Up to and including the line with "from matplotlib.lines import Line2D", write out the listing from its first line, minus the pictures.

_GIVEN INFORMATION_:

──────

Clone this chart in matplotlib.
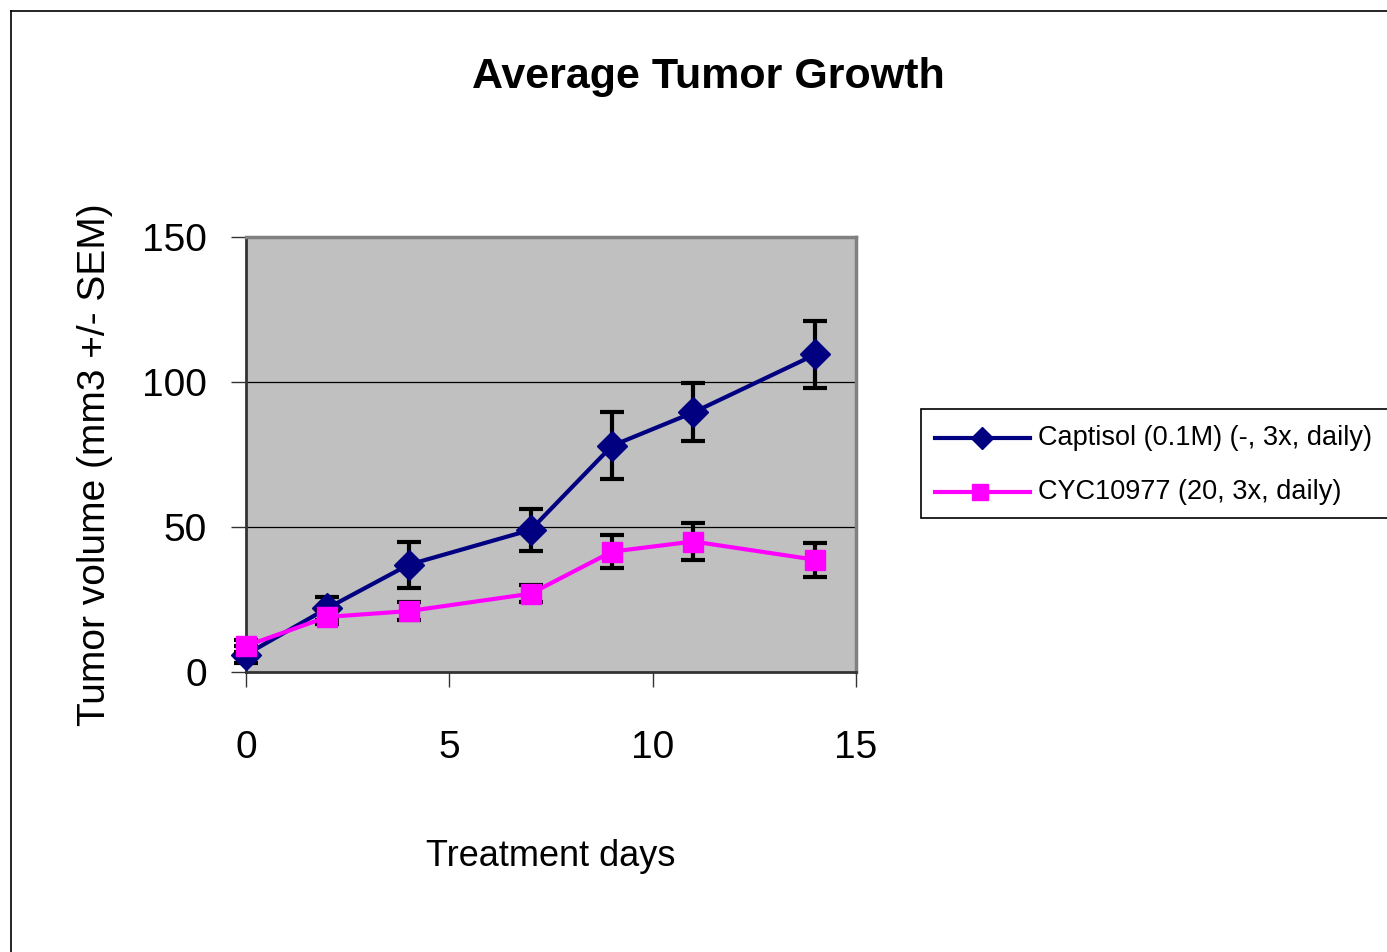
import matplotlib
matplotlib.use("Agg")
import matplotlib.pyplot as plt
from matplotlib.patches import Rectangle
from matplotlib.lines import Line2D

days = [0, 2, 4, 7, 9, 11, 14]
captisol_mean = [6, 22, 37, 49, 78, 89.5, 109.5]
captisol_sem = [3, 4, 8, 7.3, 11.6, 10, 11.6]
cyc_mean = [9, 19, 21, 27, 41.5, 45, 38.7]
cyc_sem = [2, 2.5, 3, 3, 5.8, 6.5, 5.8]
series_labels = ["Captisol (0.1M) (-, 3x, daily)", "CYC10977 (20, 3x, daily)"]
x_ticks = [0, 5, 10, 15]
y_ticks = [0, 50, 100, 150]

FONT = ['Liberation Sans', 'DejaVu Sans']
plt.rcParams['font.family'] = FONT

W, H = 1387, 952
fig = plt.figure(figsize=(W / 100, H / 100), dpi=100)
fig.patch.set_facecolor('white')

ax = fig.add_axes([246 / W, 1 - 672 / H, 610 / W, 435 / H])
ax.set_facecolor('#C0C0C0')
ax.set_xlim(0, 15)
ax.set_ylim(0, 150)

for y in [50, 100]:
    ax.axhline(y, color='#000000', lw=0.9, zorder=1)

blue = '#000080'
pink = '#FF00FF'

ax.errorbar(days, captisol_mean, yerr=captisol_sem, fmt='none', ecolor='black',
            elinewidth=3, capsize=8.5, capthick=3, zorder=3, clip_on=False)
ax.plot(days, captisol_mean, color=blue, lw=3, marker='D', markersize=15,
        markerfacecolor=blue, markeredgecolor=blue, zorder=4, clip_on=False)
ax.errorbar(days, cyc_mean, yerr=cyc_sem, fmt='none', ecolor='black',
            elinewidth=3, capsize=8.5, capthick=3, zorder=5, clip_on=False)
ax.plot(days, cyc_mean, color=pink, lw=3, marker='s', markersize=15,
        markerfacecolor=pink, markeredgecolor=pink, zorder=6, clip_on=False)

ax.spines['left'].set_color('#333333')
ax.spines['left'].set_linewidth(2)
ax.spines['bottom'].set_color('#333333')
ax.spines['bottom'].set_linewidth(2)
ax.spines['top'].set_color('#808080')
ax.spines['top'].set_linewidth(2.5)
ax.spines['right'].set_color('#808080')
ax.spines['right'].set_linewidth(2.5)

ax.set_xticks(x_ticks)
ax.set_yticks(y_ticks)
ax.tick_params(axis='y', direction='out', length=11, width=1, color='#333333',
               labelsize=28, pad=17)
ax.tick_params(axis='x', direction='out', length=11, width=1, color='#333333',
               labelsize=28, pad=31)

fig.text(708 / W, 1 - 77 / H, "Average Tumor Growth", ha='center', va='center',
         fontsize=31, fontweight='bold')
fig.text(551 / W, 1 - 857 / H, "Treatment days", ha='center', va='center',
         fontsize=26)
fig.text(95 / W, 1 - 465 / H, "Tumor volume (mm3 +/- SEM)", ha='center',
         va='center', rotation=90, fontsize=28)

# legend box
leg_box = Rectangle((921 / W, 1 - 518 / H), (1400 - 921) / W, 109 / H,
                    transform=fig.transFigure, facecolor='white',
                    edgecolor='black', lw=1.2)
fig.patches.append(leg_box)
handles = [
    Line2D([935 / W, 1030 / W], [1 - 438 / H] * 2, transform=fig.transFigure,
           color=blue, lw=3),
    Line2D([982 / W], [1 - 438 / H], transform=fig.transFigure, marker='D',
           markersize=11, color=blue, lw=0),
    Line2D([935 / W, 1030 / W], [1 - 492 / H] * 2, transform=fig.transFigure,
           color=pink, lw=3),
    Line2D([980 / W], [1 - 492 / H], transform=fig.transFigure, marker='s',
           markersize=11, color=pink, lw=0),
]
for h in handles:
    fig.lines.append(h)
fig.text(1038 / W, 1 - 438 / H, series_labels[0], ha='left', va='center', fontsize=19.5)
fig.text(1038 / W, 1 - 492 / H, series_labels[1], ha='left', va='center', fontsize=19.5)

# outer frame
fig.lines.append(Line2D([11 / W, 11 / W], [0, 1 - 11 / H], transform=fig.transFigure,
                        color='black', lw=1.2))
fig.lines.append(Line2D([11 / W, 1], [1 - 11 / H, 1 - 11 / H], transform=fig.transFigure,
                        color='black', lw=1.2))

fig.savefig('out.png', dpi=100)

──────

_ANSWER_:
Clone this chart in matplotlib.
import matplotlib
matplotlib.use("Agg")
import matplotlib.pyplot as plt
from matplotlib.patches import Rectangle
from matplotlib.lines import Line2D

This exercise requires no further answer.